Instructions to follow = Can you output the material exactly as written, minus any pictures it holds?

────────────────────

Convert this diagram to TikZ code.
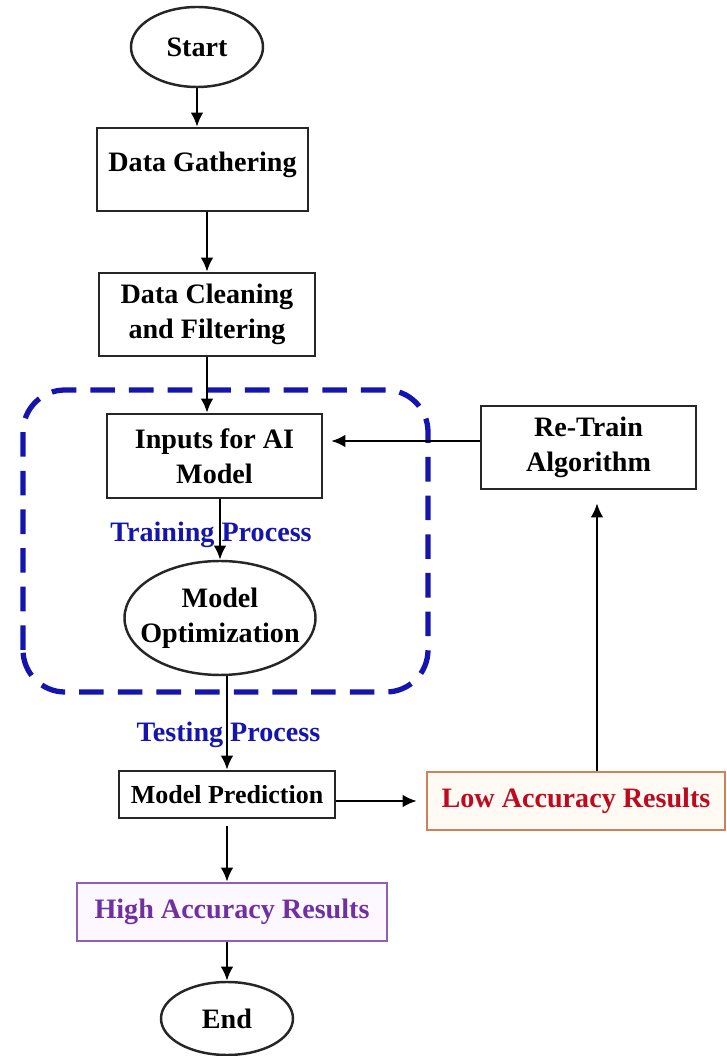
\documentclass[tikz,border=0pt]{standalone}
\usepackage{fontspec}
\setmainfont{Liberation Serif}
\usetikzlibrary{arrows.meta,shapes.geometric}
\definecolor{trainblue}{RGB}{20,20,175}
\definecolor{lowred}{RGB}{190,10,30}
\definecolor{lowedge}{RGB}{205,130,90}
\definecolor{lowfill}{RGB}{255,250,244}
\definecolor{highpurple}{RGB}{112,48,160}
\definecolor{highedge}{RGB}{145,95,175}
\definecolor{highfill}{RGB}{253,248,255}
\tikzset{
  flowtext/.style={font=\fontsize{8}{9.9}\selectfont\bfseries, align=center},
  box/.style={flowtext, draw=black!85, line width=0.7pt, rectangle, inner sep=0pt},
  oval/.style={flowtext, draw=black!85, line width=0.7pt, ellipse, inner sep=0pt},
  arr/.style={-{Latex[length=4pt,width=3.6pt]}, line width=0.7pt},
  proclabel/.style={flowtext, text=trainblue, inner sep=0pt}
}

\begin{document}
\begin{tikzpicture}
        \useasboundingbox (0,0) rectangle (7.26,10.56);
        \draw[trainblue, line width=1.5pt, dash pattern=on 7pt off 4pt, rounded corners=0.42cm]
          (0.23,3.64) rectangle (4.28,6.66);
        \node[oval, minimum width=1.32cm, minimum height=0.80cm] (start) at (1.97,10.09) {Start};
        \node[box, minimum width=2.11cm, minimum height=0.83cm, text height=6pt, text depth=4.8pt]
          (gather) at (2.025,8.865) {Data Gathering};
        \node[box, minimum width=2.16cm, minimum height=0.83cm] (clean) at (2.07,7.415) {Data Cleaning\\and Filtering};
        \node[box, minimum width=2.15cm, minimum height=0.84cm] (inputs) at (2.145,6.00) {Inputs for AI\\Model};
        \node[oval, minimum width=1.91cm, minimum height=1.14cm,
          label={[flowtext]center:Model\\Optimization}] (optim) at (2.20,4.38) {};
        \node[box, minimum width=2.15cm, minimum height=0.83cm] (retrain) at (5.885,6.085) {Re-Train\\Algorithm};
        \node[box, minimum width=2.16cm, minimum height=0.47cm,
          font=\fontsize{7.4}{9}\selectfont\bfseries] (pred) at (2.27,2.615) {Model Prediction};
        \node[box, draw=lowedge, fill=lowfill, text=lowred, minimum width=2.98cm, minimum height=0.58cm]
          (low) at (5.76,2.55) {Low Accuracy Results};
        \node[box, draw=highedge, fill=highfill, text=highpurple, minimum width=3.10cm, minimum height=0.58cm]
          (high) at (2.32,1.44) {High Accuracy Results};
        \node[oval, minimum width=1.32cm, minimum height=0.73cm] (end) at (2.27,0.375) {End};
        \node[proclabel] (trainlbl) at (2.11,5.21) {Training Process};
        \node[proclabel] (testlbl) at (2.285,3.21) {Testing Process};
        \draw[arr] (start.south) -- (start.south |- gather.north);
        \draw[arr] (clean.north |- gather.south) -- (clean.north);
        \draw[arr] (clean.south) -- (clean.south |- inputs.north);
        \draw[arr] (optim.north |- inputs.south) -- (optim.north);
        \draw[arr] (pred.north |- optim.south) -- (pred.north);
        \draw[arr, shorten >=0.09cm] (pred.east |- low.west) -- (low.west);
        \draw[arr, shorten <=0.07cm] (pred.south) -- (pred.south |- high.north);
        \draw[arr] (end.north |- high.south) -- (end.north);
        \draw[arr, shorten >=0.13cm] ([xshift=0.21cm]low.north) -- ([xshift=0.21cm]low.north |- retrain.south);
        \draw[arr, shorten >=0.08cm] ([yshift=0.065cm]retrain.west) -- ([yshift=0.065cm]retrain.west -| inputs.east);
      \end{tikzpicture}
\end{document}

────────────────────

Answer to the exercise =
Convert this diagram to TikZ code.
\documentclass[tikz,border=0pt]{standalone}
\usepackage{fontspec}
\setmainfont{Liberation Serif}
\usetikzlibrary{arrows.meta,shapes.geometric}
\definecolor{trainblue}{RGB}{20,20,175}
\definecolor{lowred}{RGB}{190,10,30}
\definecolor{lowedge}{RGB}{205,130,90}
\definecolor{lowfill}{RGB}{255,250,244}
\definecolor{highpurple}{RGB}{112,48,160}
\definecolor{highedge}{RGB}{145,95,175}
\definecolor{highfill}{RGB}{253,248,255}
\tikzset{
  flowtext/.style={font=\fontsize{8}{9.9}\selectfont\bfseries, align=center},
  box/.style={flowtext, draw=black!85, line width=0.7pt, rectangle, inner sep=0pt},
  oval/.style={flowtext, draw=black!85, line width=0.7pt, ellipse, inner sep=0pt},
  arr/.style={-{Latex[length=4pt,width=3.6pt]}, line width=0.7pt},
  proclabel/.style={flowtext, text=trainblue, inner sep=0pt}
}

\begin{document}
\begin{tikzpicture}
        \useasboundingbox (0,0) rectangle (7.26,10.56);
        \draw[trainblue, line width=1.5pt, dash pattern=on 7pt off 4pt, rounded corners=0.42cm]
          (0.23,3.64) rectangle (4.28,6.66);
        \node[oval, minimum width=1.32cm, minimum height=0.80cm] (start) at (1.97,10.09) {Start};
        \node[box, minimum width=2.11cm, minimum height=0.83cm, text height=6pt, text depth=4.8pt]
          (gather) at (2.025,8.865) {Data Gathering};
        \node[box, minimum width=2.16cm, minimum height=0.83cm] (clean) at (2.07,7.415) {Data Cleaning\\and Filtering};
        \node[box, minimum width=2.15cm, minimum height=0.84cm] (inputs) at (2.145,6.00) {Inputs for AI\\Model};
        \node[oval, minimum width=1.91cm, minimum height=1.14cm,
          label={[flowtext]center:Model\\Optimization}] (optim) at (2.20,4.38) {};
        \node[box, minimum width=2.15cm, minimum height=0.83cm] (retrain) at (5.885,6.085) {Re-Train\\Algorithm};
        \node[box, minimum width=2.16cm, minimum height=0.47cm,
          font=\fontsize{7.4}{9}\selectfont\bfseries] (pred) at (2.27,2.615) {Model Prediction};
        \node[box, draw=lowedge, fill=lowfill, text=lowred, minimum width=2.98cm, minimum height=0.58cm]
          (low) at (5.76,2.55) {Low Accuracy Results};
        \node[box, draw=highedge, fill=highfill, text=highpurple, minimum width=3.10cm, minimum height=0.58cm]
          (high) at (2.32,1.44) {High Accuracy Results};
        \node[oval, minimum width=1.32cm, minimum height=0.73cm] (end) at (2.27,0.375) {End};
        \node[proclabel] (trainlbl) at (2.11,5.21) {Training Process};
        \node[proclabel] (testlbl) at (2.285,3.21) {Testing Process};
        \draw[arr] (start.south) -- (start.south |- gather.north);
        \draw[arr] (clean.north |- gather.south) -- (clean.north);
        \draw[arr] (clean.south) -- (clean.south |- inputs.north);
        \draw[arr] (optim.north |- inputs.south) -- (optim.north);
        \draw[arr] (pred.north |- optim.south) -- (pred.north);
        \draw[arr, shorten >=0.09cm] (pred.east |- low.west) -- (low.west);
        \draw[arr, shorten <=0.07cm] (pred.south) -- (pred.south |- high.north);
        \draw[arr] (end.north |- high.south) -- (end.north);
        \draw[arr, shorten >=0.13cm] ([xshift=0.21cm]low.north) -- ([xshift=0.21cm]low.north |- retrain.south);
        \draw[arr, shorten >=0.08cm] ([yshift=0.065cm]retrain.west) -- ([yshift=0.065cm]retrain.west -| inputs.east);
      \end{tikzpicture}
\end{document}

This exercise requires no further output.